St Joseph’s College of Commerce is undoubtedly one of the top Commerce colleges in the country.

That is why it is the first place we sought admission to,” say the girls of SJCC who make up a small but proactive and vibrant part of the student population of the college.
It’s not easy for girls to gain admission here however. The cut-off percentage of marks is higher (90 per cent as compared to boys’ 85 per cent in the general category) and there are a sizeable number of girls vying for a very limited number of seats.
“Yes we do have a higher cut-off percentage for girls,” says principal Fr Daniel
Fernandes.
But before anyone goes on to scream ‘discrimination’, he clarifies the reason behind the policy.

“Girls have several all girls’ Catholic colleges in the City where they can gain admission quite easily. They offer full-fledged Commerce degree courses. Boys, on the other hand, are limited to just SJCC and Christ University as far as Catholic institutions go.”
What do the girls feel? “At first I thought the policy was unfair but I realised that it makes sense at the end of the day. Although we form just 30 per cent of the student body, we not only participate in the general activities of the college but have a whole range of programmes exclusively for girls,” says Jemma Saldanha, a student council member.
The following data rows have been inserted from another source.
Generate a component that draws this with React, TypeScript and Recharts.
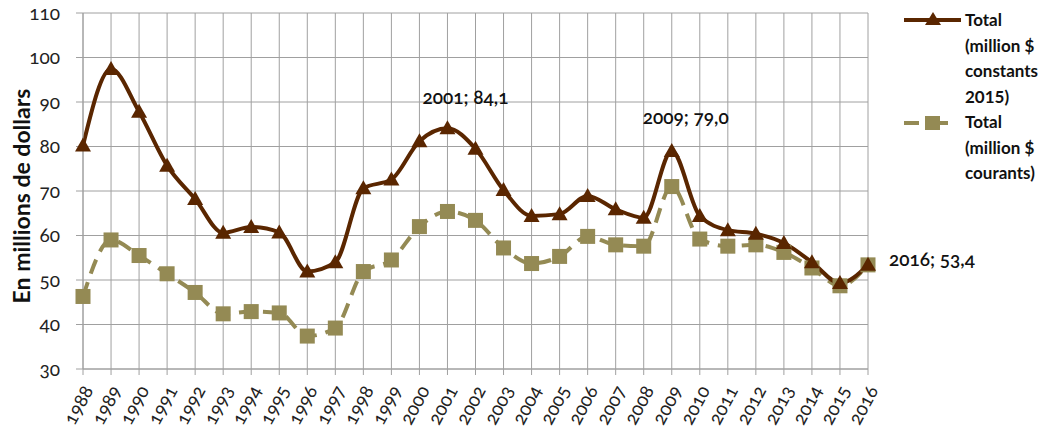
import { CartesianGrid, LabelList, Legend, Line, LineChart, XAxis, YAxis } from "recharts";

const years = [
  "1988", "1989", "1990", "1991", "1992", "1993", "1994", "1995", "1996", "1997",
  "1998", "1999", "2000", "2001", "2002", "2003", "2004", "2005", "2006", "2007",
  "2008", "2009", "2010", "2011", "2012", "2013", "2014", "2015", "2016",
];

const constants2015 = [
  80.2, 97.4, 87.8, 75.7, 68.2, 60.6, 61.9, 60.7, 51.9, 54.0,
  70.6, 72.6, 81.2, 84.1, 79.5, 70.2, 64.4, 64.8, 68.9, 65.9,
  64.0, 79.0, 64.4, 61.2, 60.4, 58.3, 54.0, 49.3, 53.4,
];

const courants = [
  46.3, 59.0, 55.5, 51.4, 47.2, 42.4, 42.9, 42.6, 37.4, 39.2,
  51.9, 54.5, 62.0, 65.4, 63.4, 57.2, 53.7, 55.3, 59.8, 57.9,
  57.6, 71.0, 59.2, 57.6, 57.9, 56.2, 52.7, 48.7, 53.4,
];

const yTicks = [30, 40, 50, 60, 70, 80, 90, 100, 110];

const labelledYears = ["2001", "2009", "2016"];

const data = years.map((year, i) => ({
  year,
  constants: constants2015[i],
  courants: courants[i],
}));

const BROWN = "#5a2600";
const OLIVE = "#948a54";
const GRID = "#a0a0a0";
const FONT = "Lato, 'Open Sans', sans-serif";
const OLDSTYLE = { fontFeatureSettings: '"onum"' };

const Triangle = (props: any) => {
  const { cx, cy } = props;
  if (cx == null || cy == null) return null;
  return (
    <polygon
      points={`${cx},${cy - 8} ${cx + 8},${cy + 6} ${cx - 8},${cy + 6}`}
      fill={BROWN}
    />
  );
};

const Square = (props: any) => {
  const { cx, cy } = props;
  if (cx == null || cy == null) return null;
  return <rect x={cx - 7.5} y={cy - 7.5} width={15} height={15} fill={OLIVE} />;
};

const XTick = (props: any) => {
  const { x, y, payload } = props;
  return (
    <text
      x={x + 5}
      y={y}
      dy="0.35em"
      transform={`rotate(-62, ${x + 5}, ${y})`}
      textAnchor="end"
      fontSize={19}
      fontFamily={FONT}
      fill="#222"
      style={OLDSTYLE}
    >
      {payload.value}
    </text>
  );
};

const YTick = (props: any) => {
  const { x, y, payload } = props;
  return (
    <text
      x={x}
      y={y}
      dy="0.35em"
      textAnchor="end"
      fontSize={19}
      fontFamily={FONT}
      fill="#222"
      style={OLDSTYLE}
    >
      {payload.value}
    </text>
  );
};

const PointLabel = (props: any) => {
  const { x, y, index } = props;
  const year = years[index];
  if (!labelledYears.includes(year)) return null;
  const text = `${year}; ${constants2015[index].toFixed(1).replace(".", ",")}`;
  let dx = 0;
  let dy = -24;
  let anchor: "middle" | "start" = "middle";
  if (year === "2001") dx = 18;
  if (year === "2009") {
    dx = 14;
    dy = -27;
  }
  if (year === "2016") {
    dx = 21;
    dy = 1;
    anchor = "start";
  }
  return (
    <text
      x={x + dx}
      y={y + dy}
      textAnchor={anchor}
      fontSize={19}
      fontFamily={FONT}
      fontWeight={600}
      fill="#111"
      style={OLDSTYLE}
    >
      {text}
    </text>
  );
};

const YLabel = (props: any) => {
  const { viewBox } = props;
  const cx = viewBox.x + 21;
  const cy = viewBox.y + viewBox.height / 2 + 5;
  return (
    <text
      x={cx}
      y={cy}
      transform={`rotate(-90, ${cx}, ${cy})`}
      textAnchor="middle"
      dominantBaseline="central"
      fontSize={23}
      fontWeight={700}
      fontFamily={FONT}
      fill="#111"
    >
      En millions de dollars
    </text>
  );
};

const LegendBox = () => {
  const textStyle = {
    fontFamily: FONT,
    fontSize: 17,
    fontWeight: 700,
    lineHeight: "25.5px",
    color: "#111",
  };
  return (
    <div style={{ position: "relative", width: 149 }}>
      <div style={{ display: "flex", alignItems: "flex-start" }}>
        <svg width={62} height={26} style={{ flex: "none" }}>
          <line x1={1} y1={13} x2={58} y2={13} stroke={BROWN} strokeWidth={4} />
          <polygon points="30,5 38,18 22,18" fill={BROWN} />
        </svg>
        <div style={textStyle}>
          Total
          <br />
          (million $
          <br />
          constants
          <br />
          2015)
        </div>
      </div>
      <div style={{ display: "flex", alignItems: "flex-start" }}>
        <svg width={62} height={26} style={{ flex: "none" }}>
          <line x1={1} y1={14} x2={16} y2={14} stroke={OLIVE} strokeWidth={4} />
          <line x1={36} y1={14} x2={45} y2={14} stroke={OLIVE} strokeWidth={4} />
          <rect x={22} y={7} width={15} height={14} fill={OLIVE} />
        </svg>
        <div style={textStyle}>
          Total
          <br />
          (million $
          <br />
          courants)
        </div>
      </div>
    </div>
  );
};

export default function App() {
  return (
    <div style={{ position: "absolute", left: 0, top: 0, background: "#fff" }}>
      <LineChart
        width={1049}
        height={437}
        data={data}
        margin={{ top: 13, right: 32, left: 0, bottom: 0 }}
      >
        <CartesianGrid stroke={GRID} strokeWidth={1} />
        <XAxis
          dataKey="year"
          scale="point"
          padding={{ left: 0, right: 0 }}
          interval={0}
          height={68}
          tickSize={6}
          tickMargin={12}
          tick={<XTick />}
          axisLine={{ stroke: GRID }}
          tickLine={{ stroke: GRID }}
        />
        <YAxis
          domain={[30, 110]}
          ticks={yTicks}
          width={83}
          tickSize={7}
          tickMargin={16}
          interval={0}
          tick={<YTick />}
          axisLine={{ stroke: GRID }}
          tickLine={{ stroke: GRID }}
          label={<YLabel />}
        />
        <Legend
          layout="vertical"
          verticalAlign="top"
          align="right"
          content={<LegendBox />}
          wrapperStyle={{ left: 903, top: 7, width: 149 }}
        />
        <Line
          type="monotone"
          dataKey="courants"
          stroke={OLIVE}
          strokeWidth={4}
          strokeDasharray="15 9"
          dot={<Square />}
          activeDot={false}
          isAnimationActive={false}
        />
        <Line
          type="monotone"
          dataKey="constants"
          stroke={BROWN}
          strokeWidth={4}
          dot={<Triangle />}
          activeDot={false}
          isAnimationActive={false}
        >
          <LabelList dataKey="constants" content={<PointLabel />} />
        </Line>
      </LineChart>
    </div>
  );
}
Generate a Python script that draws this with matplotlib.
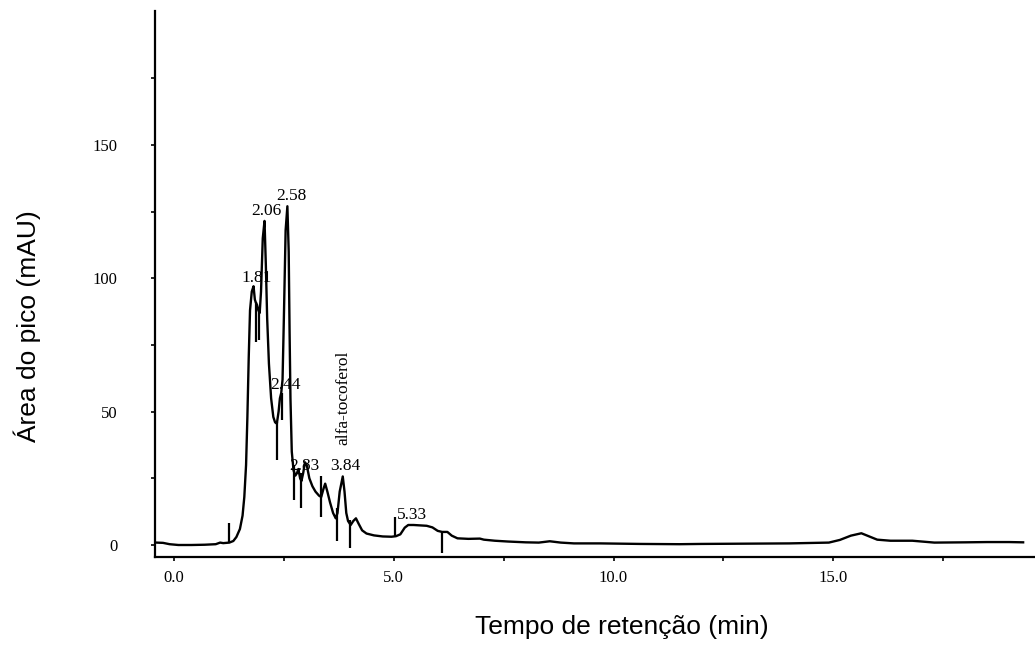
"""
Cromatograma HPLC - separação de tocoferóis.

Traço do detector (mAU) vs. tempo de retenção, com tempos dos picos
integrados e marcas de início/fim de integração.
"""

import numpy as np
import matplotlib
matplotlib.use("Agg")
import matplotlib.pyplot as plt

# --- Traço do detector: tempo (min) e sinal (mAU) ---
tempo = [
    -0.40, -0.25, -0.10, 0.10, 0.40, 0.70, 0.95, 1.05, 1.12, 1.26,
    1.35, 1.42, 1.50, 1.56, 1.60, 1.64, 1.67, 1.70, 1.73, 1.77,
    1.81, 1.84, 1.86, 1.89, 1.92, 1.95, 1.98, 2.02, 2.06, 2.09,
    2.12, 2.16, 2.21, 2.26, 2.30, 2.34, 2.38, 2.41, 2.44, 2.47,
    2.50, 2.54, 2.58, 2.61, 2.63, 2.65, 2.68, 2.72, 2.76, 2.80,
    2.83, 2.87, 2.90, 2.94, 2.98, 3.02, 3.08, 3.15, 3.22, 3.30,
    3.35, 3.40, 3.44, 3.49, 3.55, 3.62, 3.68, 3.72, 3.77, 3.84,
    3.88, 3.92, 3.96, 4.02, 4.08, 4.14, 4.20, 4.28, 4.38, 4.55,
    4.75, 4.95, 5.05, 5.15, 5.25, 5.33, 5.45, 5.75, 5.88, 6.00,
    6.10, 6.22, 6.32, 6.45, 6.70, 6.96, 7.05, 7.30, 7.60, 8.00,
    8.30, 8.55, 8.80, 9.10, 9.70, 10.6, 11.5, 12.0, 13.0, 14.0,
    14.9, 15.15, 15.4, 15.64, 15.85, 16.0, 16.3, 16.8, 17.3, 18.0,
    18.5, 19.0, 19.32,
]
sinal = [
    0.9, 0.8, 0.3, 0.0, 0.0, 0.1, 0.3, 0.9, 0.7, 0.9,
    1.5, 3.0, 6.0, 11.0, 18.0, 30.0, 48.0, 70.0, 88.0, 95.0,
    97.0, 92.0, 91.0, 90.0, 88.0, 87.0, 95.0, 115.0, 121.5, 105.0,
    85.0, 68.0, 55.0, 48.0, 46.0, 45.5, 50.0, 55.0, 57.0, 62.0,
    85.0, 118.0, 127.0, 110.0, 80.0, 55.0, 35.0, 28.0, 26.0, 27.0,
    28.5, 25.0, 24.0, 27.0, 31.0, 30.0, 25.0, 22.0, 20.0, 18.5,
    18.0, 21.0, 23.0, 20.0, 16.0, 12.0, 10.0, 12.0, 20.0, 25.7,
    20.0, 12.0, 9.0, 7.5, 9.0, 10.0, 8.0, 5.5, 4.3, 3.6,
    3.2, 3.1, 3.3, 4.0, 6.5, 7.5, 7.5, 7.2, 6.6, 5.3,
    4.9, 4.9, 3.5, 2.5, 2.3, 2.4, 2.0, 1.6, 1.3, 1.0,
    0.9, 1.4, 0.9, 0.6, 0.6, 0.4, 0.3, 0.4, 0.5, 0.6,
    0.9, 1.9, 3.5, 4.4, 3.0, 2.0, 1.6, 1.6, 0.9, 1.0,
    1.1, 1.1, 1.0,
]

# --- Marcas de integração (tempo, sinal inferior, sinal superior) ---
marca_t = [1.26, 1.86, 1.94, 2.34, 2.46, 2.73, 2.90, 3.35, 3.70, 4.00, 5.03, 6.09]
marca_ini = [0.9, 76.0, 77.0, 32.0, 47.0, 17.0, 14.0, 10.6, 1.5, -1.3, 3.1, -3.1]
marca_fim = [8.4, 91.0, 88.0, 46.0, 57.0, 30.0, 27.0, 26.0, 14.0, 9.5, 10.6, 4.9]

# --- Picos identificados (tempo de retenção em min) ---
picos_t = [1.81, 2.06, 2.44, 2.58, 2.83, 3.84, 5.33]
picos_txt = ["1.81", "2.06", "2.44", "2.58", "2.83", "3.84", "5.33"]
# deslocamento do rótulo em pixels (dx, dy)
picos_off = [(3, 8), (2, 10), (4, 8), (4, 10), (6, 3), (3, 10), (4, 10)]

composto = "alfa-tocoferol"
composto_t = 3.84

y_ticks = [0, 50, 100, 150]
y_minor = [25, 75, 125, 175]
x_ticks = [0.0, 5.0, 10.0, 15.0]
x_minor = [2.5, 7.5, 12.5, 17.5]

SERIF = "Liberation Serif"
SANS = "Liberation Sans"

W, H = 1035, 645
fig = plt.figure(figsize=(W / 100, H / 100), dpi=100)
ax = fig.add_axes([155 / W, 88 / H, 880 / W, 546 / H])

ax.plot(tempo, sinal, color="black", lw=1.7, solid_joinstyle="round", zorder=3)
ax.vlines(marca_t, marca_ini, marca_fim, color="black", lw=1.6, zorder=3)

alturas = np.interp(picos_t, tempo, sinal)
for t, h, txt, (dx, dy) in zip(picos_t, alturas, picos_txt, picos_off):
    ax.annotate(txt, xy=(t, h), xytext=(dx, dy), textcoords="offset pixels",
                ha="center", va="center", fontsize=12.5, family=SERIF, zorder=4)

h_comp = np.interp(composto_t, tempo, sinal)
ax.annotate(composto, xy=(composto_t, h_comp), xytext=(1, 79), textcoords="offset pixels",
            ha="center", va="center", rotation=90, fontsize=12.5, family=SERIF)

ax.set_xlim(-0.432, 19.59)
ax.set_ylim(-4.5, 200.2)

for s in ("top", "right"):
    ax.spines[s].set_visible(False)
for s in ("left", "bottom"):
    ax.spines[s].set_linewidth(1.6)

ax.set_yticks(y_ticks)
ax.set_yticks(y_minor, minor=True)
ax.set_yticklabels([str(v) for v in y_ticks], family=SERIF, fontsize=12)
ax.set_xticks(x_ticks)
ax.set_xticks(x_minor, minor=True)
ax.set_xticklabels([f"{v:.1f}" for v in x_ticks], family=SERIF, fontsize=12)
ax.tick_params(axis="y", which="both", direction="out", length=3, width=1.2, pad=24)
ax.tick_params(axis="x", which="both", direction="out", length=3, width=1.2, pad=6)

fig.text(27 / W, 1 - 326 / H, "Área do pico (mAU)", rotation=90, ha="center",
         va="center", fontsize=19, family=SANS)
fig.text(622 / W, 1 - 634 / H, "Tempo de retenção (min)", ha="center",
         va="baseline", fontsize=19, family=SANS)

fig.savefig("out.png", dpi=100)
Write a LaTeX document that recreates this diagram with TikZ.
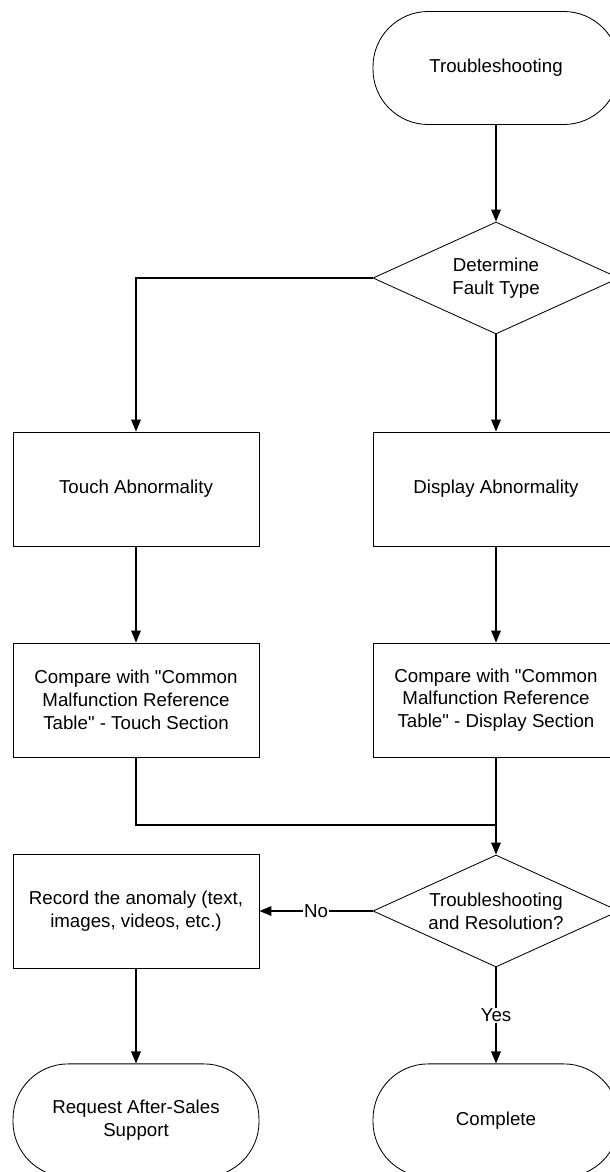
\documentclass[tikz,border=0pt]{standalone}
\usepackage{fontspec}
\setmainfont{Liberation Sans}
\newfontfamily\chartfont{Liberation Sans}
\usetikzlibrary{shapes,arrows.meta,positioning,calc}

\begin{document}
\begin{tikzpicture}[
    txt/.style={font=\chartfont\fontsize{13.3}{16.2}\selectfont},
    box/.style={draw, txt, line width=0.6pt, align=center, inner sep=0pt,
        minimum width=6.15cm, minimum height=2.85cm},
    term/.style={box, rounded corners=1.38cm, minimum height=2.825cm},
    decide/.style={draw, diamond, txt, line width=0.6pt, align=center, inner sep=0pt,
        aspect=2.2, minimum width=6.15cm, minimum height=2.8cm},
    flow/.style={-{Triangle[length=3mm,width=2.4mm]}, line width=1pt},
    link/.style={line width=1pt},
    tag/.style={txt, fill=white, inner sep=1pt}
]
    \clip (0,0) rectangle (15.25,-29.3);
    \useasboundingbox (0,0) rectangle (15.25,-29.3);

    % Start
    \node[term] (start) at (12.4,-1.7) {Troubleshooting};

    % Fault type
    \node[decide] (fault) at (12.4,-6.95) {Determine\\Fault Type};

    % Two branches
    \node[box] (touch) at (3.4,-12.225) {Touch Abnormality};
    \node[box] (display) at (12.4,-12.225) {Display Abnormality};
    \node[box] (cmpT) at (3.4,-17.5) {Compare with "Common\\Malfunction Reference\\Table" - Touch Section};
    \node[box] (cmpD) at (12.4,-17.5) {Compare with "Common\\Malfunction Reference\\Table" - Display Section};
    \coordinate (join) at (12.4,-20.625);

    % Resolution check
    \node[decide] (resolve) at (12.4,-22.775) {Troubleshooting\\and Resolution?};
    \node[box] (record) at (3.4,-22.775) {Record the anomaly (text,\\images, videos, etc.)};

    % Ends
    \node[term] (request) at (3.4,-28.01) {Request After-Sales\\Support};
    \node[term] (done) at (12.4,-28.01) {Complete};

    % Connectors
    \draw[flow] (start) -- (fault);
    \draw[flow] (fault.west) -| (touch.north);
    \draw[flow] (fault.south) -- (display.north);
    \draw[flow] (touch) -- (cmpT);
    \draw[flow] (display) -- (cmpD);
    \draw[link] (cmpT.south) |- (join);
    \draw[flow] (cmpD.south) -- (resolve.north);
    \draw[flow] (resolve.west) -- node[tag] {No} (record.east);
    \draw[flow] (resolve.south) -- node[tag] {Yes} (done.north);
    \draw[flow] (record) -- (request);
\end{tikzpicture}
\end{document}
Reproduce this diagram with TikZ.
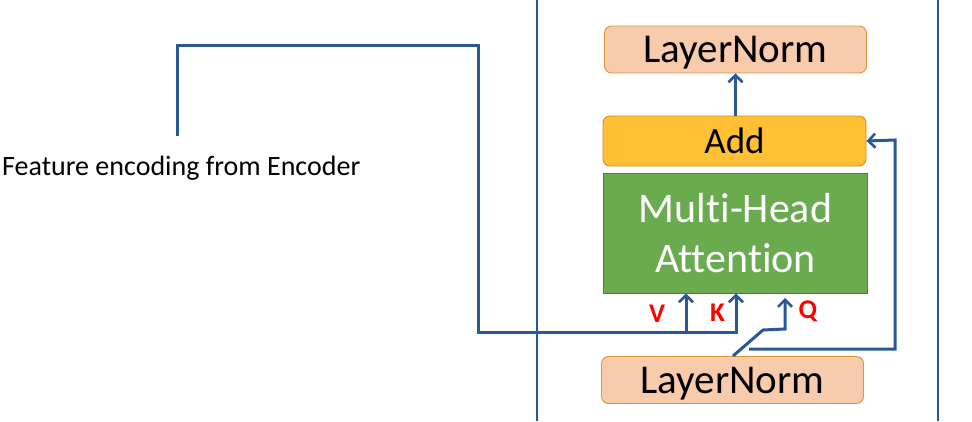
\documentclass[tikz,border=0pt]{standalone}
\usepackage{fontspec}
\setmainfont{Carlito}[Ligatures=CommonOff]
\usetikzlibrary{arrows.meta}
\definecolor{lnfill}{HTML}{F8CBAD}
\definecolor{lnborder}{HTML}{D49A3A}
\definecolor{addfill}{HTML}{FFC033}
\definecolor{addborder}{HTML}{C9902A}
\definecolor{mhafill}{HTML}{6AAB50}
\definecolor{mhaborder}{HTML}{507E32}
\definecolor{conn}{HTML}{2A5795}
\definecolor{lblred}{HTML}{FF0000}
\begin{document}
\begin{tikzpicture}[x=1pt,y=-1pt,
  box/.style={draw, line width=0.9pt, rounded corners=7pt, inner sep=0pt, align=center, text depth=0pt},
  lnbox/.style={box, fill=lnfill, draw=lnborder, minimum width=262pt, minimum height=47pt, font=\fontsize{41}{46}\selectfont},
  addbox/.style={box, fill=addfill, draw=addborder, minimum width=263pt, minimum height=50pt, font=\fontsize{37}{40}\selectfont},
  mhabox/.style={draw=mhaborder, fill=mhafill, line width=0.9pt, minimum width=264pt, minimum height=120pt, inner sep=0pt, align=center, text=white, font=\fontsize{42}{50}\selectfont},
  conn/.style={draw=conn, line width=3pt},
  arr/.style={conn, -{Straight Barb[length=7pt,width=14pt,line width=2.6pt]}},
  sep/.style={draw=conn, line width=2.6pt},
  lbl/.style={text=lblred, font=\fontsize{27}{30}\selectfont\bfseries, inner sep=0pt}
]
\useasboundingbox (0,0) rectangle (972,421);

% separators
\coordinate (s1t) at (537,0); \coordinate (s1b) at (537,421);
\coordinate (s2t) at (938,0); \coordinate (s2b) at (938,421);
\draw[sep] (s1t) -- (s1b);
\draw[sep] (s2t) -- (s2b);

% blocks
\node[lnbox] (lnTop) at (735.5,49.5) {LayerNorm};
\node[addbox] (add) at (734.5,141) {Add};
\node[mhabox] (mha) at (735.5,233) {Multi-Head\\Attention};
\node[lnbox] (lnBot) at (732.5,380) {LayerNorm};

% text
\node[anchor=west, inner sep=0pt, font=\fontsize{28}{32}\selectfont] (fe) at (2,168) {Feature encoding from Encoder};

% labels
\node[lbl] (V) at (657,314) {V};
\node[lbl] (K) at (717.5,313) {K};
\node[lbl] (Q) at (808,311) {Q};

% connectors
\draw[arr] (add.north -| lnTop) -- (lnTop.south);

\coordinate (feEnd) at (177,136);
\coordinate (vx) at (686,332);
\coordinate (kx) at (736,332);
\draw[conn] (feEnd) -- (177,45) -- (478,45) -- (478,332) -- (vx);
\draw[arr] (vx) -- (vx |- mha.south);
\draw[arr] (vx) -- (kx) -- (kx |- mha.south);

\coordinate (qs) at (733,356);
\draw[arr] (qs) -- (763,330) -- (785,329) -- (785,298);

\coordinate (rs) at (749,349);
\draw[arr] (rs) -- (895,349) -- (895,140) -- (add.east);
\end{tikzpicture}
\end{document}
Benazir, a second year student, opted for SJCC after completing her PUC in National College because she wanted to enter a college specialising in Commerce.
Shifa Chinoy will be graduating soon and looks back on her three years here as an enriching learning experience on many different levels.

“The SJCC brand is a big factor when it comes to placements. In fact, we are the envy of our peers in other institutions because even in the worst case scenario, our seniors managed to get pretty good jobs. Also being autonomous, the teaching standards and accountability for both staff and students are high compared to other undergraduate colleges,” she says, adding “We just started a softball team which has girls and boys playing in the same team together — a one-of-a-kind sports initiative.”
Esther, another student, says, “After completing my ISC from Bishop Cottons, I was confident that the same demanding academic standards would be maintained since the college is autonomous. A degree from an autonomous college like SJCC carries more weight that generic university colleges.”

“Girls are a good influence in the college and it is important that girls and boys learn to mix and interact with each other in a healthy fashion before they go out into the world. We have rules and regulations about dress code and norms of behaviour but they are more  guidelines as we treat our students like responsible young adults,” adds Fr Daniel.